Com o ditador Nicolás Maduro empossado para mais seis anos no poder e uma oposição clandestina ou no exílio, há dúvidas sobre a estratégia do republicano para lidar com Caracas.
As opções na mesa seriam aumentar a pressão econômica, por meio de mais sanções, ou buscar diálogo com a ditadura para tentar mediar uma negociação com a oposição ou maior comprometimento do regime com a contenção da migração e do tráfico de drogas.
Marco Rubio tem sinalizado que, sob a administração Trump, os EUA poderiam rever a permissão para que a petroleira Chevron atue no país, autorização dada em 2023 que ajudou a amortecer a bancarrota econômica da ditadura.
As ameaças à soberania regional
Surpreendentemente, Trump trouxe para debate um tema antigo e sem projeção nos últimos anos: a soberania do Canal do Panamá, a vital rota marítima que conecta os oceanos Pacífico e Atlântico devolvida por Washington ao país da América Central em 1999.
Ele afirma que as tarifas cobradas aos navios americanos seriam caras —elas subiram recentemente, mas sem discriminação de países.

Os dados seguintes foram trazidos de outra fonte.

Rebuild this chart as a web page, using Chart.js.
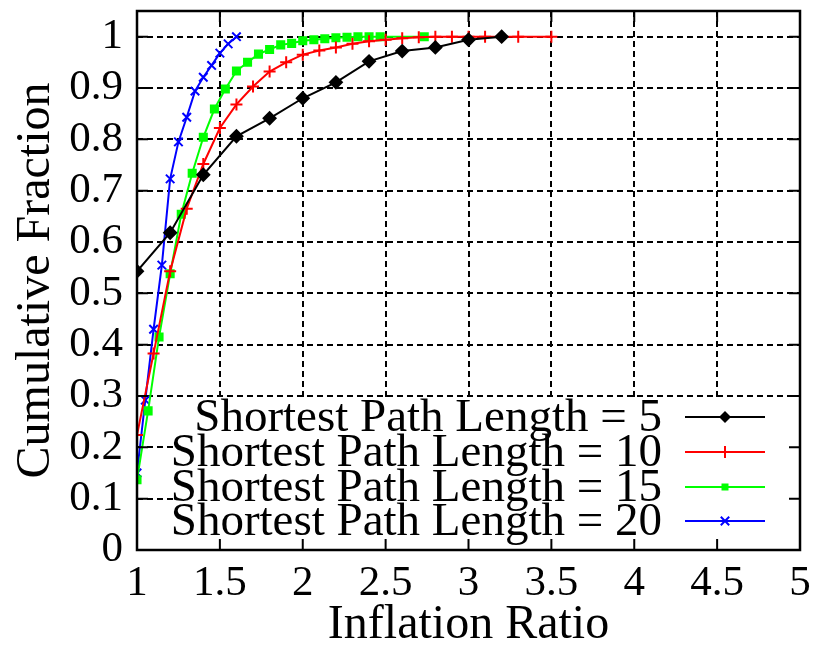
<!DOCTYPE html>
<html>
<head>
<meta charset="utf-8">
<script src="https://cdn.jsdelivr.net/npm/chart.js@4.4.1/dist/chart.umd.min.js"></script>
<style>
  html, body { margin: 0; padding: 0; background: #fff; }
  #wrap { width: 815px; height: 660px; }
</style>
</head>
<body>
<div id="wrap"><canvas id="cdf"></canvas></div>
<script>
// inflation ratio (x) and cumulative fraction (y), one pair per shortest path length
const ratio5 = [1.0, 1.2, 1.4, 1.6, 1.8, 2.0, 2.2, 2.4, 2.6, 2.8, 3.0, 3.2];
const frac5  = [0.543, 0.618, 0.731, 0.806, 0.841, 0.880, 0.911, 0.952, 0.972, 0.979, 0.994, 1.0];

const ratio10 = [1.0, 1.1, 1.2, 1.3, 1.4, 1.5, 1.6, 1.7, 1.8, 1.9, 2.0, 2.1, 2.2, 2.3, 2.4,
                 2.5, 2.6, 2.7, 2.8, 2.9, 3.0, 3.1, 3.2, 3.3, 3.5];
const frac10  = [0.224, 0.383, 0.543, 0.665, 0.752, 0.822, 0.868, 0.903, 0.932, 0.950, 0.965,
                 0.973, 0.979, 0.986, 0.991, 0.994, 0.997, 0.999, 1.0, 1.0, 1.0, 1.0, 1.0, 1.0, 1.0];

const ratio15 = [1.0, 1.067, 1.133, 1.2, 1.267, 1.333, 1.4, 1.467, 1.533, 1.6, 1.667, 1.733,
                 1.8, 1.867, 1.933, 2.0, 2.067, 2.133, 2.2, 2.267, 2.333, 2.4, 2.467, 2.733];
const frac15  = [0.137, 0.271, 0.415, 0.538, 0.654, 0.734, 0.804, 0.859, 0.898, 0.933, 0.950,
                 0.966, 0.975, 0.984, 0.987, 0.992, 0.994, 0.996, 0.998, 0.999, 1.0, 1.0, 1.0, 1.0];

const ratio20 = [1.0, 1.05, 1.1, 1.15, 1.2, 1.25, 1.3, 1.35, 1.4, 1.45, 1.5, 1.55, 1.6];
const frac20  = [0.150, 0.292, 0.430, 0.555, 0.723, 0.795, 0.843, 0.894, 0.921, 0.944, 0.968, 0.986, 1.0];

const seriesNames = [
  'Shortest Path Length = 5',
  'Shortest Path Length = 10',
  'Shortest Path Length = 15',
  'Shortest Path Length = 20'
];
const seriesColors = ['#000000', '#ff0000', '#00ff00', '#0000ff'];
const seriesMarkers = ['rectRot', 'cross', 'rect', 'crossRot'];

const xTicks = [1, 1.5, 2, 2.5, 3, 3.5, 4, 4.5, 5];
const yTicks = [0, 0.1, 0.2, 0.3, 0.4, 0.5, 0.6, 0.7, 0.8, 0.9, 1];

const FONT = "'Liberation Serif', 'Times New Roman', serif";

function points(xs, ys) {
  return xs.map((x, i) => ({ x: x, y: ys[i] }));
}

const allX = [ratio5, ratio10, ratio15, ratio20];
const allY = [frac5, frac10, frac15, frac20];

const datasets = seriesNames.map((name, i) => ({
  label: name,
  data: points(allX[i], allY[i]),
  borderColor: seriesColors[i],
  backgroundColor: seriesColors[i],
  borderWidth: 2,
  pointStyle: seriesMarkers[i],
  pointRadius: seriesMarkers[i] === 'rect' ? 5 : 6,
  pointBorderWidth: 2,
  pointHoverRadius: 6,
  tension: 0,
  fill: false
}));

// draw a legend marker by hand, same shapes as the series use
function marker(ctx, style, x, y, color) {
  ctx.save();
  ctx.strokeStyle = color;
  ctx.fillStyle = color;
  ctx.lineWidth = 2;
  ctx.beginPath();
  if (style === 'rectRot') {
    ctx.moveTo(x, y - 6); ctx.lineTo(x + 6, y); ctx.lineTo(x, y + 6); ctx.lineTo(x - 6, y);
    ctx.closePath(); ctx.fill();
  } else if (style === 'cross') {
    ctx.moveTo(x, y - 6); ctx.lineTo(x, y + 6); ctx.moveTo(x - 6, y); ctx.lineTo(x + 6, y);
    ctx.stroke();
  } else if (style === 'rect') {
    ctx.fillRect(x - 3.5, y - 3.5, 7, 7);
  } else {
    const d = 4.2;
    ctx.moveTo(x - d, y - d); ctx.lineTo(x + d, y + d); ctx.moveTo(x + d, y - d); ctx.lineTo(x - d, y + d);
    ctx.stroke();
  }
  ctx.restore();
}

const framePlugin = {
  id: 'frame',
  afterDatasetsDraw(chart) {
    const ctx = chart.ctx;
    const a = chart.chartArea;
    const xs = chart.scales.x, ys = chart.scales.y;

    // opaque key box in the lower right
    ctx.save();
    ctx.fillStyle = '#ffffff';
    ctx.fillRect(173, 399, a.right - 173, a.bottom - 399);

    // inward ticks on all four sides
    ctx.strokeStyle = '#000';
    ctx.lineWidth = 2;
    ctx.beginPath();
    xTicks.forEach(v => {
      const px = xs.getPixelForValue(v);
      ctx.moveTo(px, a.bottom); ctx.lineTo(px, a.bottom - 11);
      ctx.moveTo(px, a.top); ctx.lineTo(px, a.top + 11);
    });
    yTicks.forEach(v => {
      const py = ys.getPixelForValue(v);
      ctx.moveTo(a.left, py); ctx.lineTo(a.left + 11, py);
      ctx.moveTo(a.right, py); ctx.lineTo(a.right - 11, py);
    });
    ctx.stroke();

    // plot border
    ctx.lineWidth = 2.5;
    ctx.strokeRect(a.left, a.top, a.right - a.left, a.bottom - a.top);

    // key entries
    const rowY = [417, 452, 487, 521];
    ctx.font = '47px ' + FONT;
    ctx.textAlign = 'right';
    ctx.textBaseline = 'middle';
    chart.data.datasets.forEach((ds, i) => {
      const y = rowY[i];
      ctx.fillStyle = '#000';
      ctx.fillText(ds.label, 662, y + 2);
      ctx.strokeStyle = ds.borderColor;
      ctx.lineWidth = 2;
      ctx.beginPath();
      ctx.moveTo(685, y); ctx.lineTo(765, y);
      ctx.stroke();
      marker(ctx, ds.pointStyle, 725, y, ds.borderColor);
    });
    ctx.restore();
  }
};

new Chart(document.getElementById('cdf'), {
  type: 'line',
  data: { datasets: datasets },
  options: {
    responsive: true,
    maintainAspectRatio: false,
    animation: false,
    devicePixelRatio: 1,
    layout: { padding: { top: 11, right: 15, left: 0, bottom: 0 } },
    plugins: {
      legend: { display: false },
      tooltip: { enabled: false }
    },
    scales: {
      x: {
        type: 'linear',
        min: 1,
        max: 5,
        afterBuildTicks: s => { s.ticks = xTicks.map(v => ({ value: v })); },
        afterFit: s => {
          s.height = 110;
          s.paddingLeft = 0;
          s.paddingRight = 0;
        },
        grid: { color: '#000', lineWidth: 2, drawTicks: false },
        border: { display: false, dash: [6, 4] },
        ticks: {
          color: '#000',
          padding: 8,
          maxRotation: 0,
          autoSkip: false,
          font: { family: FONT, size: 43 },
          callback: v => String(v)
        },
        title: {
          display: true,
          text: 'Inflation Ratio',
          color: '#000',
          padding: { top: 0, bottom: 6 },
          font: { family: FONT, size: 48 }
        }
      },
      y: {
        type: 'linear',
        min: 0,
        max: 1.05,
        afterBuildTicks: s => { s.ticks = yTicks.map(v => ({ value: v })); },
        afterFit: s => {
          s.width = 137;
          s.paddingTop = 0;
          s.paddingBottom = 0;
        },
        grid: { color: '#000', lineWidth: 2, drawTicks: false },
        border: { display: false, dash: [6, 4] },
        ticks: {
          color: '#000',
          padding: 14,
          autoSkip: false,
          font: { family: FONT, size: 43 },
          callback: v => String(Number(v.toFixed(2)))
        },
        title: {
          display: true,
          text: 'Cumulative Fraction',
          color: '#000',
          padding: { top: 8, bottom: 0 },
          font: { family: FONT, size: 48 }
        }
      }
    }
  },
  plugins: [framePlugin]
});
</script>
</body>
</html>
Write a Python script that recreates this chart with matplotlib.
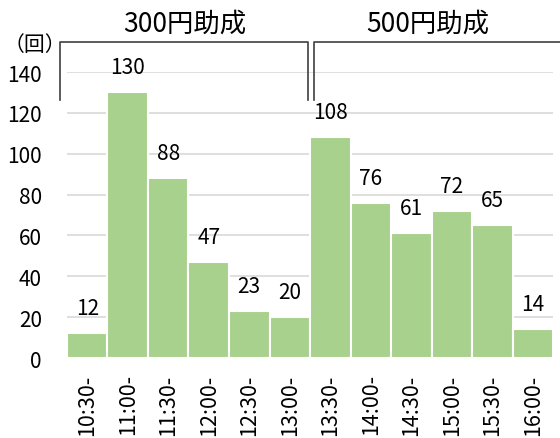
import numpy as np
import matplotlib.pyplot as plt

plt.rcParams['font.family'] = ['Noto Sans CJK JP', 'DejaVu Sans']

# データ
times = ['10:30-', '11:00-', '11:30-', '12:00-', '12:30-', '13:00-',
         '13:30-', '14:00-', '14:30-', '15:00-', '15:30-', '16:00-']
counts = [12, 130, 88, 47, 23, 20, 108, 76, 61, 72, 65, 14]
groups = ['300円助成', '500円助成']
group_ranges = [(0, 5), (6, 11)]

fig = plt.figure(figsize=(5.6, 4.39), dpi=100)
ax = fig.add_axes([0.1196, 0.1822, 0.868, 0.6515])

x = np.arange(len(counts))
ax.bar(x, counts, width=1.0, color='#a9d18e', edgecolor='white', linewidth=1.5, zorder=2)
for xi, v in zip(x, counts):
    ax.annotate(str(v), (xi, v), xytext=(0, 18), textcoords='offset points',
                ha='center', va='center', fontsize=15, color='black')

ax.set_xlim(-0.5, len(counts) - 0.5)
ax.set_ylim(0, 140)
ax.set_yticks(range(0, 141, 20))
ax.yaxis.grid(True, color='#d9d9d9', linewidth=1.2, zorder=0)
ax.set_axisbelow(True)
for s in ax.spines.values():
    s.set_visible(False)
ax.tick_params(axis='both', length=0, labelsize=15)
ax.tick_params(axis='y', pad=18)
ax.set_xticks(x)
ax.set_xticklabels(times, rotation=90, va='top', fontsize=15.5)
ax.tick_params(axis='x', pad=11)

# 括弧
ybot, ytop = 126.5, 154.5
for (a, b), name, xl, xr in zip(group_ranges, groups, [-0.66, 5.6], [5.45, 12.3]):
    ax.plot([xl, xl, xr, xr], [ybot, ytop, ytop, ybot], color='#404040',
            linewidth=1.2, clip_on=False)
    ax.text((a + b) / 2 - 0.1, 164, name, ha='center', va='center', fontsize=19,
            clip_on=False)

fig.text(0.062, 0.898, '（回）', ha='center', va='center', fontsize=15)

fig.savefig('out.png', dpi=100)
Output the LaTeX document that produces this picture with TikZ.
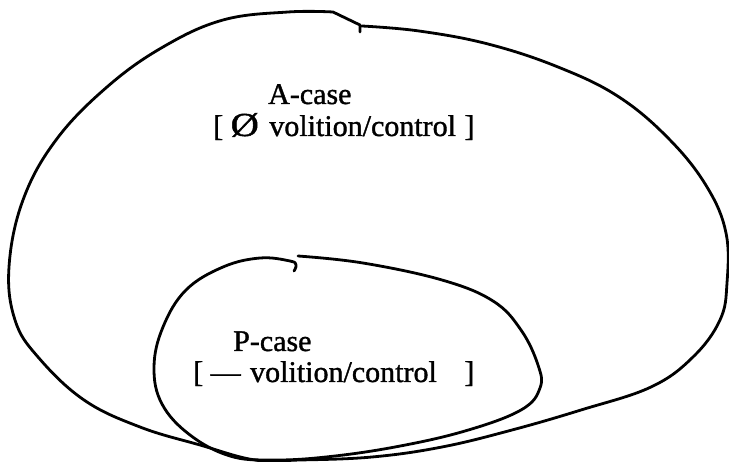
\documentclass[tikz,border=0pt]{standalone}
\usepackage{graphicx}
\usepackage{fontspec}
\setmainfont{Liberation Serif}[BoldFont={Liberation Serif}, BoldFeatures={FakeBold=1.2}]
\begin{document}
\begin{tikzpicture}[x=1pt,y=-1pt,
  blob/.style={line width=2.8pt, line join=round, line cap=round},
  lbl/.style={anchor=base west, inner sep=0pt, font=\fontsize{30}{30}\selectfont\bfseries}]
\useasboundingbox (0,0) rectangle (729,462);
% outer region
\draw[blob] plot[smooth, tension=0.65] coordinates {(362,26) (419,31) (488,44) (558,67) (619,97) (670,140) (707,187) (726,233) (727,283) (720,320) (693,357) (651,387) (581,410) (512,430) (442,447) (372,457) (300,460) (255,460) (200,445) (140,427) (84,400) (38,357) (15,320) (9,267) (23,200) (56,140) (107,87) (163,47) (223,20) (288,12) (333,12)} -- (360,25) -- (360,32);
% inner region
\draw[blob] plot[smooth, tension=0.65] coordinates {(298,256) (363,263) (442,280) (493,301) (521,330) (538,365) (540,388) (521,410) (465,431) (395,447) (326,457) (272,460) (230,456) (190,435) (162,404) (154,367) (163,327) (186,290) (223,267) (260,258) (290,261) (296,265) (294,271)};
% labels
\node[lbl] (acase) at (268,104) {A-case};
\node[lbl] (avol) at (213,136) {[ \scalebox{1.3}[1.12]{Ø}\hspace{3pt} volition/control\hspace{1pt} ]};
\node[lbl] (pcase) at (233,351) {P-case};
\node[lbl] (pvol) at (193,382) {[ —\hspace{2pt} volition/control\hspace{20pt} ]};
\end{tikzpicture}
\end{document}
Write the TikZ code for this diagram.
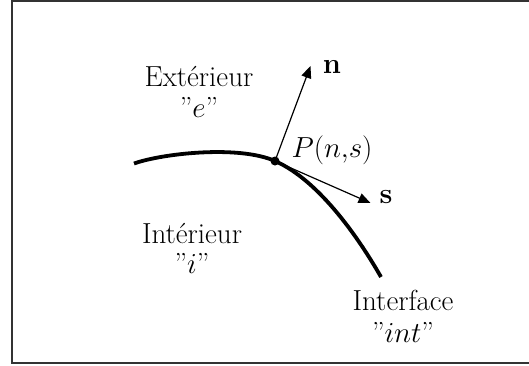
\RequirePackage{fix-cm}
\documentclass[tikz,border=0pt]{standalone}
\usetikzlibrary{arrows.meta}
\begin{document}
\begin{tikzpicture}[x=1pt,y=-1pt,
  lbl/.style={font=\fontsize{29}{34}\selectfont, inner sep=0pt, anchor=center},
  frame/.style={draw=black!80, line width=1.6pt},
  curve/.style={line width=3.8pt},
  vec/.style={line width=1.2pt, -{Triangle[length=12pt,width=10pt]}},
  dot/.style={circle, fill, inner sep=0pt, minimum size=9pt}]
\useasboundingbox (0,0) rectangle (529,365);
\begin{scope}
\clip (0,0) rectangle (529,365);
\draw[frame] (12,1) rectangle (540,363);
\end{scope}
\node[dot] (P) at (275,161) {};
\coordinate (cstart) at (134,163.5);
\coordinate (cend) at (381,277);
\draw[curve] (cstart) .. controls (162.3,153.5) and (238.4,144.9) .. (P.center)
  .. controls (320.8,181.2) and (361.2,242.3) .. (cend);
\coordinate (ntip) at (310.5,66);
\coordinate (stip) at (370.5,203);
\draw[vec] (P.center) -- (ntip);
\draw[vec] (P.center) -- (stip);
\node[lbl] (nlab) at (332,67) {$\mathbf{n}$};
\node[lbl] (slab) at (386,197) {$\mathbf{s}$};
\node[lbl] (Plab) at (332,150) {$P(n{,}s)$};
\node[lbl] (ext) at (199,77) {Extérieur};
\node[lbl] (extq) at (199,107) {"$e$"};
\node[lbl] (int) at (192,234) {Intérieur};
\node[lbl] (intq) at (192,263) {"$i$"};
\node[lbl] (itf) at (403,300) {Interface};
\node[lbl] (itfq) at (403,332) {"$int$"};
\end{tikzpicture}
\end{document}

O tema gerou desconforto com o presidente Raúl Mulino, que dava todos os sinais de que poderia ser um importante aliado de Trump.
O republicano também disse que quer mudar o nome do Golfo do México, a região rica em petróleo que compartilha com México e Cuba, para Golfo da América.
Trump terá no ultraliberal Javier Milei seu mais expressivo aliado na região. Resta saber se a Casa Rosada poderá contar com a Casa Branca. Milei espera que Trump o ajude a concretizar mais um acordo com o FMI (Fundo Monetário Internacional), o terceiro desde 2018.
O objetivo seria que o fundo desembolsasse cerca de US$ 10 bilhões (R$ 60 bilhões) para ajudar Milei a ampliar as escassas reservas do Banco Central e, assim, amortecer o peso do fim dos controles cambiais no país, sua promessa de campanha que ainda não saiu do papel.
O argentino também afirma que vai selar um acordo de livre-comércio com os EUA, mas há amplas dúvidas sobre a viabilidade disso e o real interesse americano na negociação. No campo político, em ano de eleições legislativas na Argentina, ter o apoio verbal de Trump pode ajudar a fortalecer o partido de Milei entre seus simpatizantes.
A missão de paz no Haiti
Os EUA são atualmente os principais patrocinadores da missão multinacional que, com policiais do Quênia e do Caribe, tenta ajudar a Polícia Nacional Haitiana a mitigar o colapso humanitário no país.
Há incerteza sobre se Trump manterá essa estratégia. Além disso, nos últimos meses Washington passou a pleitear que a missão se transforme em uma missão de paz da ONU, o que facilitaria a agenda orçamentária. É uma disputa a se comprar com Rússia e China no Conselho de Segurança, e tampouco se sabe se Trump o fará.
A guerra comercial e seus efeitos
Foi a guerra comercial de Trump com a China no primeiro mandato o que acelerou mudanças de importantes cadeias de produção para o México, um processo conhecido como nearshoring que se tornou a jóia da economia mexicana. Mas agora Trump ameaçou trazer a guerra comercial para os vizinhos.
Ele disse que irá impor tarifas a produtos do México e do Canadá. São dois países com os quais os EUA têm um importante tratado de livre-comércio —que, aliás, passará por revisão em 2026. Impor tarifas poderia não apenas encarecer os produtos finais que chegam aos consumidores americanos como virar do avesso as economias vizinhas.
Personagem central dessa história será a presidente do México, Claudia Sheinbaum, presidente que com cem dias de governo marcava 80% de aprovação. Ela foi eleita com a promessa de fazer seu país aproveitar o boom do nearshoring, agora desafiado por Trump.